▸ PROBLEM TO WORK ON: Return a copy of each line that holds the string "chart".

▸ Dataset excerpt:
* Begin *
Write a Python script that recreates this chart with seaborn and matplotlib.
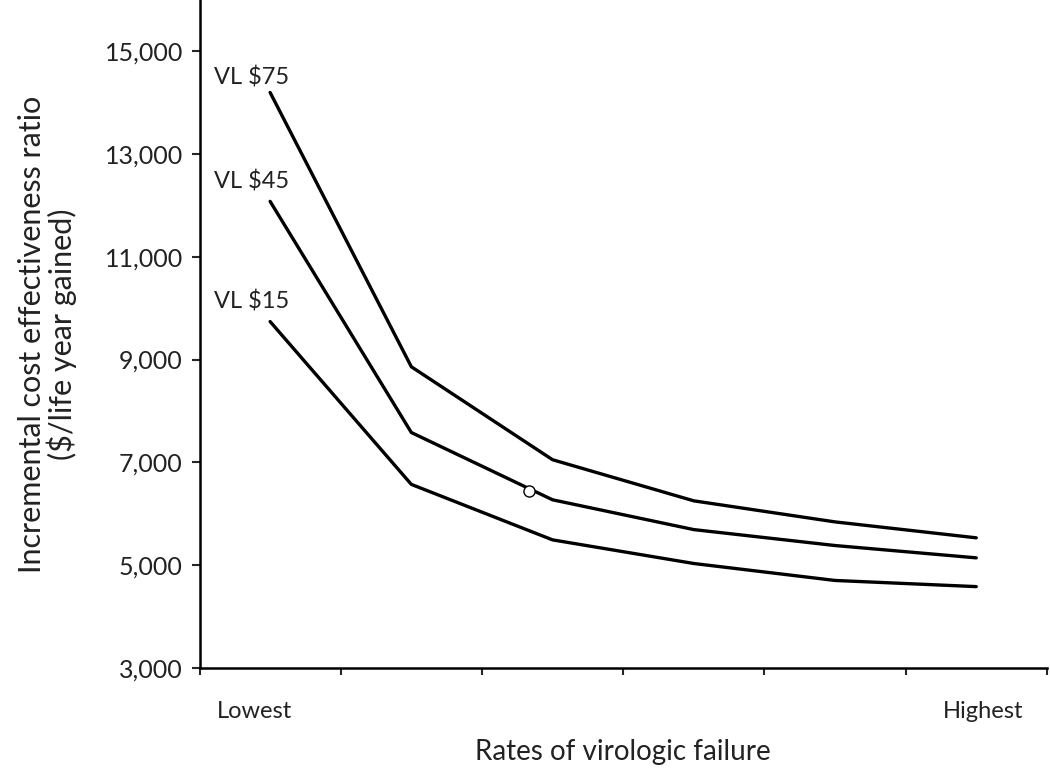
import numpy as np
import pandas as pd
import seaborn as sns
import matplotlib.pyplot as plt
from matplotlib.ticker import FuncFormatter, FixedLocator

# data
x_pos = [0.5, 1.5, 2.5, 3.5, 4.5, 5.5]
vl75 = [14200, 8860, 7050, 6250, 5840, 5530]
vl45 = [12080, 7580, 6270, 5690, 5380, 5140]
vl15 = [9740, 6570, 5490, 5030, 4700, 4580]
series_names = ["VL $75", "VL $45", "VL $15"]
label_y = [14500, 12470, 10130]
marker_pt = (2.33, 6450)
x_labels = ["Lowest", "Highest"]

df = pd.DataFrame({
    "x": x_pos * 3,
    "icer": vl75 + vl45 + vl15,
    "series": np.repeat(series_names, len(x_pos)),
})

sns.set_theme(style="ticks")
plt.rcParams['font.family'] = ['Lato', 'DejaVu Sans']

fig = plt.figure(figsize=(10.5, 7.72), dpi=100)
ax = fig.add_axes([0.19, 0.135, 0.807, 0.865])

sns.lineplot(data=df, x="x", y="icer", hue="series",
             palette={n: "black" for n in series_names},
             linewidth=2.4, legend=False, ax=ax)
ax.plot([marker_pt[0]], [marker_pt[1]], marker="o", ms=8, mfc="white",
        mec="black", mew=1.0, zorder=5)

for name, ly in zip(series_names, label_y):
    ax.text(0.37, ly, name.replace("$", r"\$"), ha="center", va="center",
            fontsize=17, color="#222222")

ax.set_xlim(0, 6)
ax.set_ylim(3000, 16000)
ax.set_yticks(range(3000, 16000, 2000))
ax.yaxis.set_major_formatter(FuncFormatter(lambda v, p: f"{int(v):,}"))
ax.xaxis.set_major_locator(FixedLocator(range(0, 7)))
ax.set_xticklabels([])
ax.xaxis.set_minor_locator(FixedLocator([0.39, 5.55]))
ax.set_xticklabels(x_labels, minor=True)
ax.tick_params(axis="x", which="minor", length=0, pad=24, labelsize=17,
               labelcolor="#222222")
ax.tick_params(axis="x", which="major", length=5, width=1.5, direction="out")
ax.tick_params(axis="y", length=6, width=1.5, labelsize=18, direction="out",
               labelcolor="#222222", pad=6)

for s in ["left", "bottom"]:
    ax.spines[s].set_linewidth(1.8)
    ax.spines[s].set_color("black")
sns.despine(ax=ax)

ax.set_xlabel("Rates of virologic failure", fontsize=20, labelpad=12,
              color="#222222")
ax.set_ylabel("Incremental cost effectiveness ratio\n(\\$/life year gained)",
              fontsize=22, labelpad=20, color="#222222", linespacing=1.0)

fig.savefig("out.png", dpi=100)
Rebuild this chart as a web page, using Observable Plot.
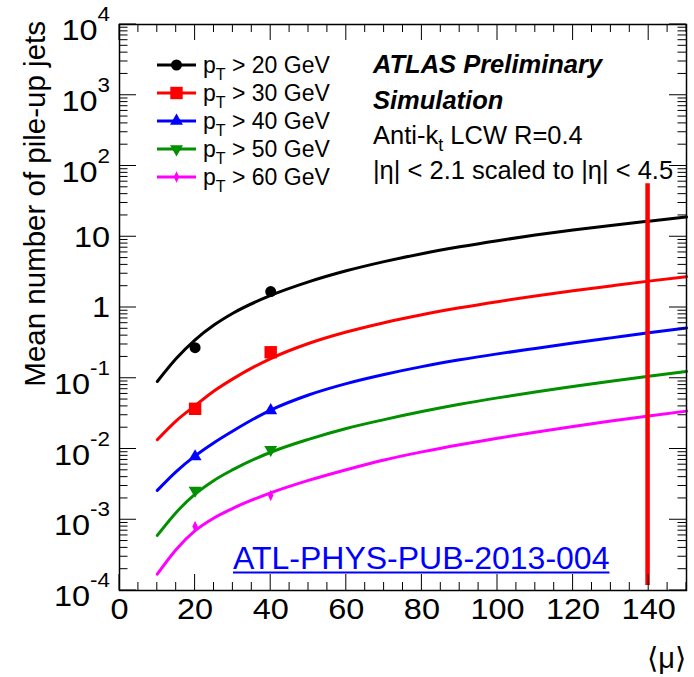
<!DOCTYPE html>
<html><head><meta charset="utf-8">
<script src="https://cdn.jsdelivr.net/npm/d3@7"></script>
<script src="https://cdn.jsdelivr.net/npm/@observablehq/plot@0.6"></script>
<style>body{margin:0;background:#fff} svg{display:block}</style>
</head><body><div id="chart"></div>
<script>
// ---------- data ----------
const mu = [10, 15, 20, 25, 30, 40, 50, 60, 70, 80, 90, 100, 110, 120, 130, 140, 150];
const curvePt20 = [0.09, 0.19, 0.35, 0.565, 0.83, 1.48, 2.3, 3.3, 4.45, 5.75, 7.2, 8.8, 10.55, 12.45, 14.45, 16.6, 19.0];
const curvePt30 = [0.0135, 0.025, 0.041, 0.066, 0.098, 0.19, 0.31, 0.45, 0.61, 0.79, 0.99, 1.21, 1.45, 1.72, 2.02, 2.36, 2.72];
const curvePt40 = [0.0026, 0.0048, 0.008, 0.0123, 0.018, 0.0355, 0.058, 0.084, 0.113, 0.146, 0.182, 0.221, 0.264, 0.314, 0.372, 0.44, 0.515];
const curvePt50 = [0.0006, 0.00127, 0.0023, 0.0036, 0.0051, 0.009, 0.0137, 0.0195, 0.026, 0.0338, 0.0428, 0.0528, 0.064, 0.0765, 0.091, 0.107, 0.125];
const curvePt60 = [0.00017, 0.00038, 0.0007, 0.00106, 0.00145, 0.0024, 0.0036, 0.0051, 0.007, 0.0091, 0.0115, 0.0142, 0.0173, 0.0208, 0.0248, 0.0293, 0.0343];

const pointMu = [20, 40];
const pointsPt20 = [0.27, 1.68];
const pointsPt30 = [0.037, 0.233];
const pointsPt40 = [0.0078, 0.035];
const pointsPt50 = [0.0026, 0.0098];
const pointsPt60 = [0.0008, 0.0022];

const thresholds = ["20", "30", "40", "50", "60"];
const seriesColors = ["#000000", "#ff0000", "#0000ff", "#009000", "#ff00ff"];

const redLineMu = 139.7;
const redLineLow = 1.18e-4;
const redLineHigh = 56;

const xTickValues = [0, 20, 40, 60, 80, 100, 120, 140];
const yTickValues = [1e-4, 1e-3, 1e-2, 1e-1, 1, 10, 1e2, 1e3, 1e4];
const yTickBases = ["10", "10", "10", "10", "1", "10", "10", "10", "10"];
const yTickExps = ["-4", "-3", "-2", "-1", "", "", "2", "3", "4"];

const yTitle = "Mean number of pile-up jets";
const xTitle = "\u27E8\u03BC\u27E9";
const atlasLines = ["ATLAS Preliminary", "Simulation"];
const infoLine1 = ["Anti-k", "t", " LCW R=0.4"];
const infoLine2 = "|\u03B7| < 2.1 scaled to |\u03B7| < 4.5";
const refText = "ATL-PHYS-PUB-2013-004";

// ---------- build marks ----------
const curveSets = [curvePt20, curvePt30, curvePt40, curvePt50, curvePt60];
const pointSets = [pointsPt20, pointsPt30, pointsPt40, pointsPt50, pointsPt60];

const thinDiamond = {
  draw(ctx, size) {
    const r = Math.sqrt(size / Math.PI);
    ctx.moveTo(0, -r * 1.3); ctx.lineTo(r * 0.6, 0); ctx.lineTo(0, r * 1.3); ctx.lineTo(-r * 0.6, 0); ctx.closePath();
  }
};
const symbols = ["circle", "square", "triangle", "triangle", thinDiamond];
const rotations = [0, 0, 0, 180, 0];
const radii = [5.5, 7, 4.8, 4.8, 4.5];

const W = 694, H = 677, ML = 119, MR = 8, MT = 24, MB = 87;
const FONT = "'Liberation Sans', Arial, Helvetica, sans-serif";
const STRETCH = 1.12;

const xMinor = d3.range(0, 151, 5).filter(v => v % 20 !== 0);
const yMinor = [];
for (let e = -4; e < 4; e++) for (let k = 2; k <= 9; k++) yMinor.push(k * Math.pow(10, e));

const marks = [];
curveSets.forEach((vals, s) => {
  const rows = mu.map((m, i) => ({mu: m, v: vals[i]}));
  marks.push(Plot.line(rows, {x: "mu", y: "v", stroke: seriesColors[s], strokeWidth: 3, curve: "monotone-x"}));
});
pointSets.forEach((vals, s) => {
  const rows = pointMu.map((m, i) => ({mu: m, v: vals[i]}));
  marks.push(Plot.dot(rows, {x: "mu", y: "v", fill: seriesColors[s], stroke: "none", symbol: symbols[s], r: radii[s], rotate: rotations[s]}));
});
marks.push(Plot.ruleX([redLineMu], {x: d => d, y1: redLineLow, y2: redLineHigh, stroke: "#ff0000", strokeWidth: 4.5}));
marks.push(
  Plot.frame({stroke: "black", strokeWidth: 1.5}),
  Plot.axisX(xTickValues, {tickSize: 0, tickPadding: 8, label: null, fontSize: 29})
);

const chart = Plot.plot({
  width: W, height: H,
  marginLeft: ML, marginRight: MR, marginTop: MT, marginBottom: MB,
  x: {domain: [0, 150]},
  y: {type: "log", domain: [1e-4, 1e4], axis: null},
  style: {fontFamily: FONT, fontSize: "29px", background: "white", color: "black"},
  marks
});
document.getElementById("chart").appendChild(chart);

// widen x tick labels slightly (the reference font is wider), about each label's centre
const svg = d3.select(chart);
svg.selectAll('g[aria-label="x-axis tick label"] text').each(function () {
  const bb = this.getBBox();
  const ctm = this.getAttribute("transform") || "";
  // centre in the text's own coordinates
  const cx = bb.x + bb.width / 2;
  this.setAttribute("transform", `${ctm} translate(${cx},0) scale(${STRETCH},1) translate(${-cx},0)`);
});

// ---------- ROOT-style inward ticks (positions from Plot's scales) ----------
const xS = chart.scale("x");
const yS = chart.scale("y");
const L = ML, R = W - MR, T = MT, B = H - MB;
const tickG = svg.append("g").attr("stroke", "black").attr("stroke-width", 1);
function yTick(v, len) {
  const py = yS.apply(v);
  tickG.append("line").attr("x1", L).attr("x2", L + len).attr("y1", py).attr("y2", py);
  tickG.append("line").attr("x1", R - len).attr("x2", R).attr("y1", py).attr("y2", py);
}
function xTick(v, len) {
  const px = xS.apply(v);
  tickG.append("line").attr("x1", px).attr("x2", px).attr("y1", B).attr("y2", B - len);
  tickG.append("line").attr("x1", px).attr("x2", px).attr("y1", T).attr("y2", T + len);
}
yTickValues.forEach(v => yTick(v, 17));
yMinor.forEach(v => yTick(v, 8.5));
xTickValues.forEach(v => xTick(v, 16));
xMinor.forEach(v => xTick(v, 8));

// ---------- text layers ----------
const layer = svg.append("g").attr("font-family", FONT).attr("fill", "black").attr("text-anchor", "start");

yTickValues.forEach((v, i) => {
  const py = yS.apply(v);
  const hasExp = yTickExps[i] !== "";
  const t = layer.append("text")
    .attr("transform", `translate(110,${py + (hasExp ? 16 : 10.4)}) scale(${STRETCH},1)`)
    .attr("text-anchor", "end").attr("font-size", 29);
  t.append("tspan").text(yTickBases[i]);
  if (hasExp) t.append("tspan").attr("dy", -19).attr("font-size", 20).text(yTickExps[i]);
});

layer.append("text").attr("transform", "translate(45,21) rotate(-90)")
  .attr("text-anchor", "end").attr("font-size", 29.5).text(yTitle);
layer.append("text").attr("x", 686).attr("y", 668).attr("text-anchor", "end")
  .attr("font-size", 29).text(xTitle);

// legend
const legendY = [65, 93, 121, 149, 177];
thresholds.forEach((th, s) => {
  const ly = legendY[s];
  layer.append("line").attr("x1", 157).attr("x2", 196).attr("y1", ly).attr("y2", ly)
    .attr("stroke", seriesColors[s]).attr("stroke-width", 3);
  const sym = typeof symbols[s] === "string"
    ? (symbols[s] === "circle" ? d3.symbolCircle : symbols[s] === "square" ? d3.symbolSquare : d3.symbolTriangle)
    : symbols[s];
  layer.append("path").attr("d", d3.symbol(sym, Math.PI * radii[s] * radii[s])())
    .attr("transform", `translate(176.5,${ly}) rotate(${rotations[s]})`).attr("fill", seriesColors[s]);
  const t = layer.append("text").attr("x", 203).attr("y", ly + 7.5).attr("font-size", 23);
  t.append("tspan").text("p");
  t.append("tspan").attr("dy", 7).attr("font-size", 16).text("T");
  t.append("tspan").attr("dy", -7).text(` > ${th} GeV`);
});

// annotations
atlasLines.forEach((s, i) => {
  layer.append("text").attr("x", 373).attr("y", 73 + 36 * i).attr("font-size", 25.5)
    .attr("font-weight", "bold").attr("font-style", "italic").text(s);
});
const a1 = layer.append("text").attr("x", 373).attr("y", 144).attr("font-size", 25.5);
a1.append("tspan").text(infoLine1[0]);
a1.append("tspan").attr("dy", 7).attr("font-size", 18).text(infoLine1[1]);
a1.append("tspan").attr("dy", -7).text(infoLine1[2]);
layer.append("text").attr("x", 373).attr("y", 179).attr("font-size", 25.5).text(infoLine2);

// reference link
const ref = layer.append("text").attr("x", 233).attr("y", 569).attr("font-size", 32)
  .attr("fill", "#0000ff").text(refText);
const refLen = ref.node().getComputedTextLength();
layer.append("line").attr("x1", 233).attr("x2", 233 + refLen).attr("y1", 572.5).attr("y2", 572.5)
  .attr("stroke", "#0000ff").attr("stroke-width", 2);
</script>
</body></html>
* End *
▸ SOLUTION TO THIS EXERCISE:
Write a Python script that recreates this chart with seaborn and matplotlib.
Rebuild this chart as a web page, using Observable Plot.
</head><body><div id="chart"></div>
const chart = Plot.plot({
document.getElementById("chart").appendChild(chart);
const svg = d3.select(chart);
const xS = chart.scale("x");
const yS = chart.scale("y");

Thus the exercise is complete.